Cover of Writing for the Web Guide
Cover of Writing for the Web Guide

Originally published Sept 19, 2014, on Pulse, University of Utah Health Care’s intranet. Used with permission.

Every medium requires slight adjustments in writing style, tone, punctuation, formatting, and the like. The web is no different. While the current goal of web content specialists is to create content that is device (or it could be said medium) agnostic, the overall style and tone of web writing is far more personable and relaxed than has been the case for print writing. Here are five reasons why web writing is different from writing for print:

1. It’s interactive.

When we visit any page on the web, we do so with the expectation that we can leave the page at any time via hyperlinks or search if we don’t find what we’re looking for. And there, in a nutshell, is the web: we are usually searching for something. While this can be the case with printed material, the web culture demands faster results—pretty much right now.

2. Readers scan paragraphs rather than reading them.

Most readers are either searching for specific content or browsing. As such they tend to scan paragraphs for the information that most appeals to them. Usability tests have overwhelmingly confirmed that this is how we read the web.* If that’s the case, we need to alter our writing techniques to match. We need to include subtitles, catchy first lines, and highlighted areas of importance via techniques like bold text, anchor text for a hyperlink (though this will take your reader away from your page), or bulleted lists.

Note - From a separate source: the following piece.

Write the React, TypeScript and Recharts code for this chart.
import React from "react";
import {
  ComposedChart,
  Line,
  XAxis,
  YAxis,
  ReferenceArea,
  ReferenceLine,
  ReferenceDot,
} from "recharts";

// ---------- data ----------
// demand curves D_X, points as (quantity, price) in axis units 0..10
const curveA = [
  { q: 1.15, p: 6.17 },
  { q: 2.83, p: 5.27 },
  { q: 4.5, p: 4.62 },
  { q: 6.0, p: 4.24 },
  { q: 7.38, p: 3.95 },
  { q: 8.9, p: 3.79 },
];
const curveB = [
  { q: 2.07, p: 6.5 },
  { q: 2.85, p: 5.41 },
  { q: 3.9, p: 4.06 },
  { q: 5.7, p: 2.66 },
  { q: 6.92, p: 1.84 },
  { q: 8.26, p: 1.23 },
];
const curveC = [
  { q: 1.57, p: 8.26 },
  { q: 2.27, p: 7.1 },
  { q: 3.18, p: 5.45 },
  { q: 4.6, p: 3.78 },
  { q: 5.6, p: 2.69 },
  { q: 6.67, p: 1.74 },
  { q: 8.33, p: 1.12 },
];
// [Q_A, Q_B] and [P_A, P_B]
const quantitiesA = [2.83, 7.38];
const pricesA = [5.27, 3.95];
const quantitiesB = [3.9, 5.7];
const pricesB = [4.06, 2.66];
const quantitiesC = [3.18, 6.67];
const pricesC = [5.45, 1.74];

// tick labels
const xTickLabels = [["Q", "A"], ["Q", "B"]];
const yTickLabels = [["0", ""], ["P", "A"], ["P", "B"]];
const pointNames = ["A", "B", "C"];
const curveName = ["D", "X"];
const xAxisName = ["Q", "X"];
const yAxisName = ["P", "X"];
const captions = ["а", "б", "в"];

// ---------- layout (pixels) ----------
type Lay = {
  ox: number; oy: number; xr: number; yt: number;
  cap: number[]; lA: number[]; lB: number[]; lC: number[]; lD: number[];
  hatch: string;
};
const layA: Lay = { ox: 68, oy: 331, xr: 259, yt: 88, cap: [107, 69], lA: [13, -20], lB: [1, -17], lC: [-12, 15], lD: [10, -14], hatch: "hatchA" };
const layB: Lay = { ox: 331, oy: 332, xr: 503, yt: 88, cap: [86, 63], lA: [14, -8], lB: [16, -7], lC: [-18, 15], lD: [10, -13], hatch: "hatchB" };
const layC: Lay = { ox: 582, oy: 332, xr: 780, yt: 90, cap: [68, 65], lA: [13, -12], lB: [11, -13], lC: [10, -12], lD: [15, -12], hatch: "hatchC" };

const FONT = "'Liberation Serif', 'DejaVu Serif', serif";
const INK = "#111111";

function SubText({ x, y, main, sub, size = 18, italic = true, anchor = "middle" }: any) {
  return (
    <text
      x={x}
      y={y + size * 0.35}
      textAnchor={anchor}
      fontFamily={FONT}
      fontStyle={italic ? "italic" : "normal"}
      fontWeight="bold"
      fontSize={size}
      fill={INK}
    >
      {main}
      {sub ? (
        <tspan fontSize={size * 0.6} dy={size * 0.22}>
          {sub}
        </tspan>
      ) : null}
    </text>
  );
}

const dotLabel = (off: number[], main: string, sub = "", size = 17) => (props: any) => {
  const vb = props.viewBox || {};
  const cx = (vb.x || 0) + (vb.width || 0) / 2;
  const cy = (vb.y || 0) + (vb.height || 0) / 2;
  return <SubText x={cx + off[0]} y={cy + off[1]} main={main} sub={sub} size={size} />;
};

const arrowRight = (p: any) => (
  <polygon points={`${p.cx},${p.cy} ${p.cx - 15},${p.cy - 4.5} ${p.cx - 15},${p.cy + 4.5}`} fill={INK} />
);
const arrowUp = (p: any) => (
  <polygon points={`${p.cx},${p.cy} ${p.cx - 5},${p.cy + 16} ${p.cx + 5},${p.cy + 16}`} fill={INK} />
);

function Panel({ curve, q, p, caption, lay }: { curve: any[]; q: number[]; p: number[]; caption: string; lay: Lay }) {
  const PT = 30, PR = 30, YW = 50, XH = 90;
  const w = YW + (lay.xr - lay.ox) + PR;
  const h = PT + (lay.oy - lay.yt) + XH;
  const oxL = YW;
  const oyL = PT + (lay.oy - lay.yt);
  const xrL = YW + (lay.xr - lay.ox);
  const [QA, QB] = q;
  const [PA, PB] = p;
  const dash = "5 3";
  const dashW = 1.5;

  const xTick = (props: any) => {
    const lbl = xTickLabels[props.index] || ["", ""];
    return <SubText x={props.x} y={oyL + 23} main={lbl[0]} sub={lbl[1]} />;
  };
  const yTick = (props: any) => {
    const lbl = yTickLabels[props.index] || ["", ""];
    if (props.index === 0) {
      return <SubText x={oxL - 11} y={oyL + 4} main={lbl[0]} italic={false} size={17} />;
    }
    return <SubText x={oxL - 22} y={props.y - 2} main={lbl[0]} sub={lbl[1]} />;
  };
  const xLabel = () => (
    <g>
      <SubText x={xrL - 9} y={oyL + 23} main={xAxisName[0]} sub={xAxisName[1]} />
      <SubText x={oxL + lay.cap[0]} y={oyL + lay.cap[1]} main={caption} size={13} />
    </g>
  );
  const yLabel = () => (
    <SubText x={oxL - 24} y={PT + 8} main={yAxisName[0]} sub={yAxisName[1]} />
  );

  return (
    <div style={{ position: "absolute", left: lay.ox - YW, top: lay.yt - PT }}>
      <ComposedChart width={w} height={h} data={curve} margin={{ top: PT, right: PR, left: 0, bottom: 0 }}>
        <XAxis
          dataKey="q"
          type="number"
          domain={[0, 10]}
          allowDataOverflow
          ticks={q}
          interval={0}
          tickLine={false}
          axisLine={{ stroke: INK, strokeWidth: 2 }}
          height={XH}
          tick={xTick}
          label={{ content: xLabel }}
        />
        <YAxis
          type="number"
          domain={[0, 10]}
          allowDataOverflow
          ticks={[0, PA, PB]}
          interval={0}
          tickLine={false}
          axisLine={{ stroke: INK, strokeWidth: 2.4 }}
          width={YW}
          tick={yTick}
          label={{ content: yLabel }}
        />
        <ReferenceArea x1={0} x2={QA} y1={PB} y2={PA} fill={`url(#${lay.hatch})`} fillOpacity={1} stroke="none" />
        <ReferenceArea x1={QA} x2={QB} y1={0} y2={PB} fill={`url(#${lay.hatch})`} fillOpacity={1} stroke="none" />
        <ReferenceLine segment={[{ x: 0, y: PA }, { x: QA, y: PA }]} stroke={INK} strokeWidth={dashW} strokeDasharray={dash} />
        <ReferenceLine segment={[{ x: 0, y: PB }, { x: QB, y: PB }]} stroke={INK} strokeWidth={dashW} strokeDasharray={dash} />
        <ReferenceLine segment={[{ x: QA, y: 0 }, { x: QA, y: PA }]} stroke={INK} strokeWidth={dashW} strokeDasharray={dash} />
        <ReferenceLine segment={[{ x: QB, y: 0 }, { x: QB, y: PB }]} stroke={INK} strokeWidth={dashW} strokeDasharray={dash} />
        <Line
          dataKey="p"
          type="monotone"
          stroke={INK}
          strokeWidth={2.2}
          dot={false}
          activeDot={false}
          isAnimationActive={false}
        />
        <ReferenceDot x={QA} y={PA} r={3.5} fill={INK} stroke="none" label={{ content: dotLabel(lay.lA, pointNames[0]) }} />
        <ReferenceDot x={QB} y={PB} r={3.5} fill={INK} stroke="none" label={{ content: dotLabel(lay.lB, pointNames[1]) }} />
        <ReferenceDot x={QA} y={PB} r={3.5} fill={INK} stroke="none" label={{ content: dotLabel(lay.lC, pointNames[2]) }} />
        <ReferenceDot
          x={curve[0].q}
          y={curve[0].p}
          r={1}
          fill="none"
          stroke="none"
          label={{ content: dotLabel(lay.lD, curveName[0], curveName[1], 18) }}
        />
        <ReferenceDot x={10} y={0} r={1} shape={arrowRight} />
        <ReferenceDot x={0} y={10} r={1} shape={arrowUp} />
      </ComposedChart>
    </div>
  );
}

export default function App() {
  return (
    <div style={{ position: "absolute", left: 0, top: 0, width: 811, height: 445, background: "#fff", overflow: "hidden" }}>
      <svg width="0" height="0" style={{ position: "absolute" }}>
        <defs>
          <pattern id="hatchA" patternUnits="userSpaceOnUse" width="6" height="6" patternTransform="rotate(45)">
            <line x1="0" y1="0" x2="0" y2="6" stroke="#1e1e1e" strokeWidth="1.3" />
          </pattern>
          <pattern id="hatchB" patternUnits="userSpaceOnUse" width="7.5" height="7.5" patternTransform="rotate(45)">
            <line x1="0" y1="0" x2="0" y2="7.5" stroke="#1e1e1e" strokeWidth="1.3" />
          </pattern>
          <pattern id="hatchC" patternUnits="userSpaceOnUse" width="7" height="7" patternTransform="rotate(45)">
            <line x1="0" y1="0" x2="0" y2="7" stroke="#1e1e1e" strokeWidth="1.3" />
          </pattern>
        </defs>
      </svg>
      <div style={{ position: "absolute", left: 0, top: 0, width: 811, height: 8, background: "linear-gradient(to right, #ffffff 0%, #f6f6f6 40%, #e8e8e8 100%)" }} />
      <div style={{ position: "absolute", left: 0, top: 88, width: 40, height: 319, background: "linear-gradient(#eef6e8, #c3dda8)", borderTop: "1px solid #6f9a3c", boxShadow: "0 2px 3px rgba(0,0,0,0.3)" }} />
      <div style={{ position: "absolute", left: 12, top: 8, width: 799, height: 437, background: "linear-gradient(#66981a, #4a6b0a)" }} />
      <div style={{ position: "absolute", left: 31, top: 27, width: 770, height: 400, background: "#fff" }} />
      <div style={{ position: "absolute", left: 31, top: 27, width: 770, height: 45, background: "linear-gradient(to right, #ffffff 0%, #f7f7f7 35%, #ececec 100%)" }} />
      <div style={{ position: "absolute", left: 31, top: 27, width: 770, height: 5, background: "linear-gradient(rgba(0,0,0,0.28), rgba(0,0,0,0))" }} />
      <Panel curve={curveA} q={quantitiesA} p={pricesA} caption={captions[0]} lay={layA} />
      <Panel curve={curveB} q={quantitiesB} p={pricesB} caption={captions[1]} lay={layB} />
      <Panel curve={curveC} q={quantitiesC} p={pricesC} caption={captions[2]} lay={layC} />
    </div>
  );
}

3. Tone and style are more informal.

There are tons of different articles and pages, even books, on the web, but the writing tone and style that overwhelmingly define it are more informal. This is in part due to how we read articles, but it’s also a product of the intimacy of the web. Web pages have varying levels of credibility due to the democracy of the web: anyone can post almost anything, and many, many pages are personal sites and posts by individuals, which are not vetted through editors or any other sort of accrediting body. This naturally leads to a lighter, more informal style.

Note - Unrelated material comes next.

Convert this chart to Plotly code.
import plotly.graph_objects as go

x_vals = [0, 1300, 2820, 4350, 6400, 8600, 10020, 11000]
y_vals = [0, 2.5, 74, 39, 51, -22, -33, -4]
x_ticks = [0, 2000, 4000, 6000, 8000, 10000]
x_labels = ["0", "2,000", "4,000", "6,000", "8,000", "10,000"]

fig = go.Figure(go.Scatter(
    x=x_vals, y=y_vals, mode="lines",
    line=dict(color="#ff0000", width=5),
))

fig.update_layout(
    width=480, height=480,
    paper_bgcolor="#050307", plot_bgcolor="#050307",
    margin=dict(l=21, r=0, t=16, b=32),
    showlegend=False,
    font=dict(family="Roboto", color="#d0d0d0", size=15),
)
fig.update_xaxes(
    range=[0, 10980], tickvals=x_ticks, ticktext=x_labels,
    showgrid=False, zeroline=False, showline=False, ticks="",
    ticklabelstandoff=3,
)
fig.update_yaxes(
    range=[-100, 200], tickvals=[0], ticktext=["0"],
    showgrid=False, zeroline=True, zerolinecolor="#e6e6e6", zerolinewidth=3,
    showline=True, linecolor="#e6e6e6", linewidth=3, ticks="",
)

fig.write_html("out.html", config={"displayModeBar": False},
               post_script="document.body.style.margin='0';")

4. TL; DR: Shorter is sweeter (most of the time).

Too long; didn’t read. Literally. Readers are turned off by articles that take way too much time to describe something that could be done in a condensed manner. For example that last sentence could have been: “Readers are turned off by articles that aren’t succinct,” or “Readers like short articles.” The general rule of thumb is to cover the subject adequately, but not over the top. Some writing styles lend themselves to the verbose, but know your audience. As a general rule, shorter is sweeter.

5. It’s never finished!

People who spend vast amounts of time on the web innately understand this. News that is updated in real time is valued more for its timeliness than for its definitive nature. This doesn’t mean that content of a more evergreen nature (or always valuable) isn’t an essential part of any site, but rather that updates, corrections, or changes are just as important to the written piece because of the way we use the web.